▸ **Task**
Please list all lines of the material below in which the string "this" occurs.

▸ **Record list**
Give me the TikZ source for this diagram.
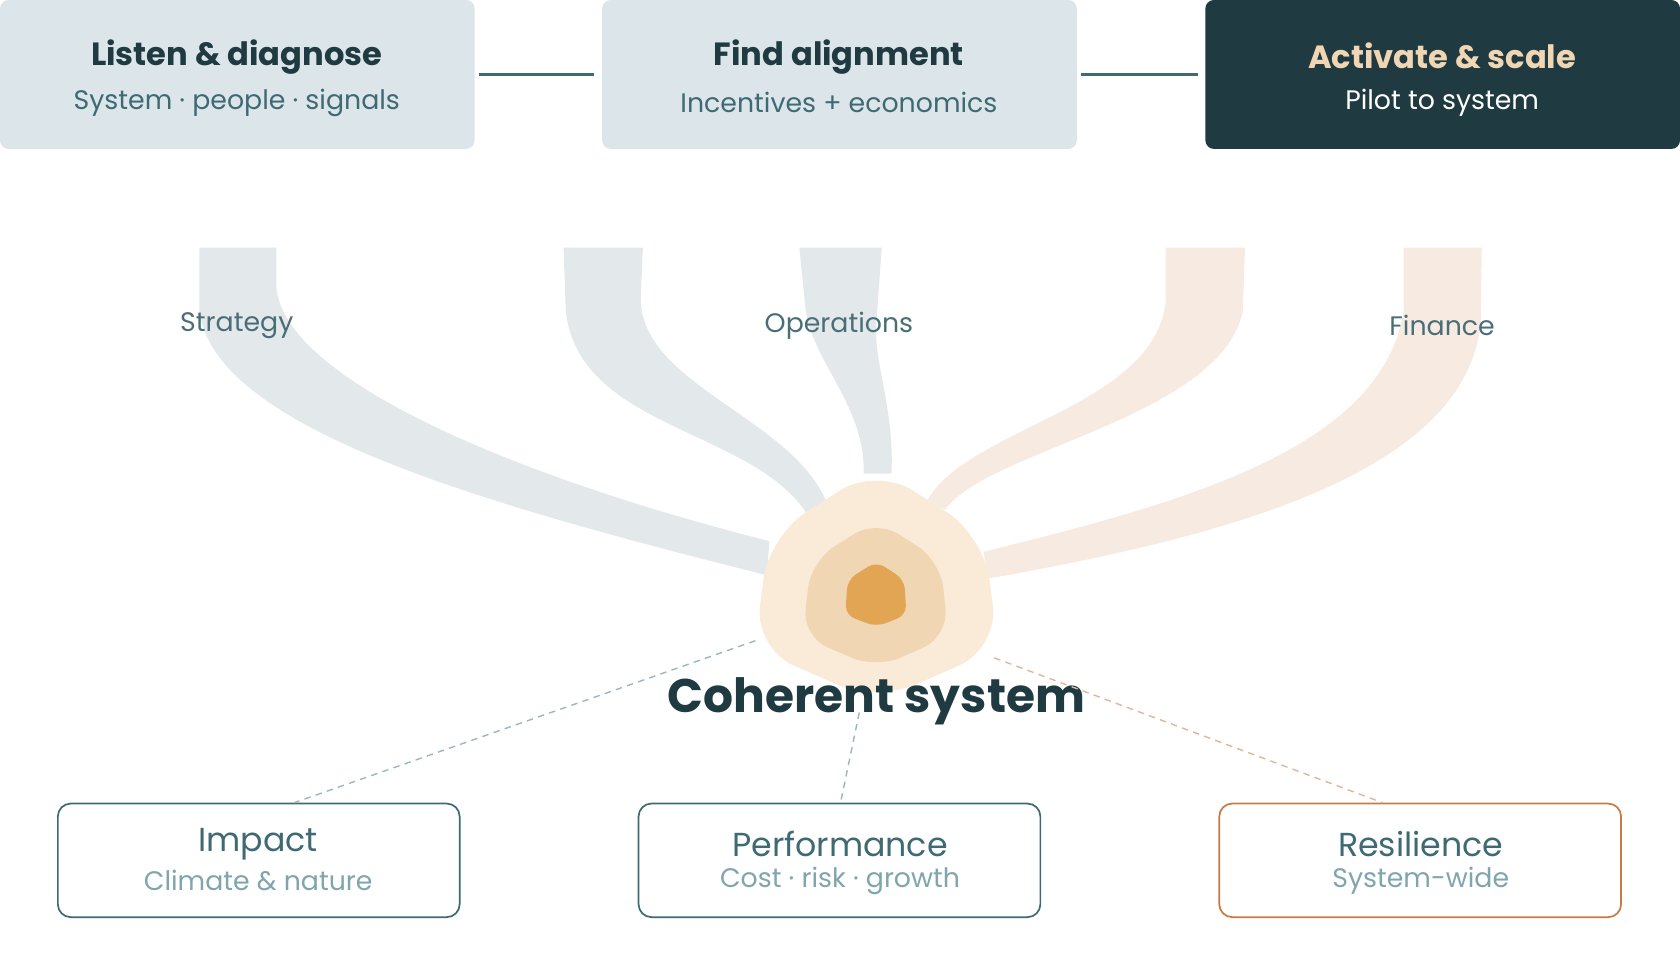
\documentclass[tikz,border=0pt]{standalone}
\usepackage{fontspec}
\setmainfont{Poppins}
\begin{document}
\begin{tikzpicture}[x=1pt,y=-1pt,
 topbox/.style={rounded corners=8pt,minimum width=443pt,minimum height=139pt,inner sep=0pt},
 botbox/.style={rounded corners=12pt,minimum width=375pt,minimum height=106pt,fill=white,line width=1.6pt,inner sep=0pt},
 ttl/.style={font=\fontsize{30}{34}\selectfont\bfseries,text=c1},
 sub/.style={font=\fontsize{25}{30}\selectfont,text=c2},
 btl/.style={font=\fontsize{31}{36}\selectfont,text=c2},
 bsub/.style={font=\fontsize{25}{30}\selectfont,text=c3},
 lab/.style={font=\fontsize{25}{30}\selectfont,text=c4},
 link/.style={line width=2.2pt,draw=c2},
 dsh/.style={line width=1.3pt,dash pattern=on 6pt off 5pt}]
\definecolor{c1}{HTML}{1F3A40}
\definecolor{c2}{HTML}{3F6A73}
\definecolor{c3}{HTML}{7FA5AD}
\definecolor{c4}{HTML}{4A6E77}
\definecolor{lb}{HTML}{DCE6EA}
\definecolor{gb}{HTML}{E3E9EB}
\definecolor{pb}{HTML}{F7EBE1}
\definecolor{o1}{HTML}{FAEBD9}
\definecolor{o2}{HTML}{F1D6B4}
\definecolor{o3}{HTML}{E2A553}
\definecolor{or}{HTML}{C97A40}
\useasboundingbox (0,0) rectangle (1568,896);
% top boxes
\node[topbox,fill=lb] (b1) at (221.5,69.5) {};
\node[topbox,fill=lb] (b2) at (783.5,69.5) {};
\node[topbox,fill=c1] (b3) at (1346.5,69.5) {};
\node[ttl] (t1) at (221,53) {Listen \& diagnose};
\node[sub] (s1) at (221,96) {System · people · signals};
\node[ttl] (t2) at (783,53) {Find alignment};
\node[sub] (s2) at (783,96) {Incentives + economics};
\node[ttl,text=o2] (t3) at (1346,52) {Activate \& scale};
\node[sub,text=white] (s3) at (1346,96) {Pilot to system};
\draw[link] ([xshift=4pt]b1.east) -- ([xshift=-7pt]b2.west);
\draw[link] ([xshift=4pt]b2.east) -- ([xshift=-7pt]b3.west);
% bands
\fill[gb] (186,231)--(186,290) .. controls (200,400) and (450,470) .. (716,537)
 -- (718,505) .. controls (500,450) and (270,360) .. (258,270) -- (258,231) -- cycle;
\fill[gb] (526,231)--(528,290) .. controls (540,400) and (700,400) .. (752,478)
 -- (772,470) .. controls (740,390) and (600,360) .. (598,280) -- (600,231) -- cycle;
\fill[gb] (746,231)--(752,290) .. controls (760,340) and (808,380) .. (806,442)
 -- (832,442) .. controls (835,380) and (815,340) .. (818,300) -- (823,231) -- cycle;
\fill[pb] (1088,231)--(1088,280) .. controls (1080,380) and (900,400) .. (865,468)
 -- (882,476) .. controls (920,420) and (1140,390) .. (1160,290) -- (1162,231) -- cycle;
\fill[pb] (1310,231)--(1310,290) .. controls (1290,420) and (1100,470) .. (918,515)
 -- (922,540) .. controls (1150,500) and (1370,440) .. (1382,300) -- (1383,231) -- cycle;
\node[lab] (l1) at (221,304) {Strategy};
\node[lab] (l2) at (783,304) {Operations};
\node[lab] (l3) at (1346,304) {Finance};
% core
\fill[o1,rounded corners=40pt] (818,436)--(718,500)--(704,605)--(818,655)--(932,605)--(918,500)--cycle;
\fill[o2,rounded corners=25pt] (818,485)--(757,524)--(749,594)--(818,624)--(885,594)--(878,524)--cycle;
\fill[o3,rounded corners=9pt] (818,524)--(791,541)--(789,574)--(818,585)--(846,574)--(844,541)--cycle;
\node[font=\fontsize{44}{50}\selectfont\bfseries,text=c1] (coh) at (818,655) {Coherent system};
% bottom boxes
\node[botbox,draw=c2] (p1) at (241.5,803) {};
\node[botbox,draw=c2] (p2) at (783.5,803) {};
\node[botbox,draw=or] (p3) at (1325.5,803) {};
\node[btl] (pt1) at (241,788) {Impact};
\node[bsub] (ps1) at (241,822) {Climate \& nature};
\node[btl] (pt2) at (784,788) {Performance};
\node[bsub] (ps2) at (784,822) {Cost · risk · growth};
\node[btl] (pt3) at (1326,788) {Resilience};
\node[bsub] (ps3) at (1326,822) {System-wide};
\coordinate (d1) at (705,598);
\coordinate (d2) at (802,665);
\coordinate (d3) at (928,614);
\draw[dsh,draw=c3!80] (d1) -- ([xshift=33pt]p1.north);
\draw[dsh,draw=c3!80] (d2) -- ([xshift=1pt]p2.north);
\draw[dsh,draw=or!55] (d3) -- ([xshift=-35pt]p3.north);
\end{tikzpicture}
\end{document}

---

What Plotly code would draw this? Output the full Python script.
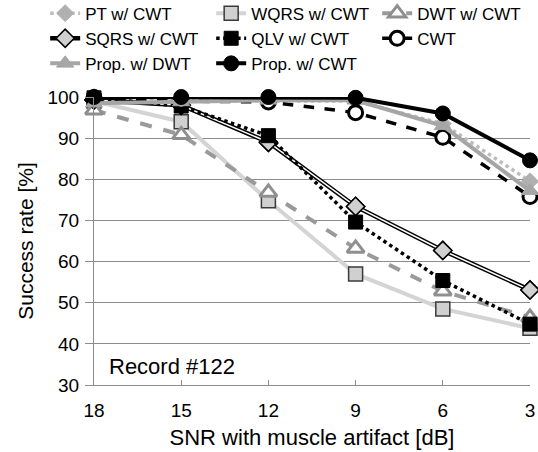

▸ **Answer to the exercise**
Give me the TikZ source for this diagram.
What Plotly code would draw this? Output the full Python script.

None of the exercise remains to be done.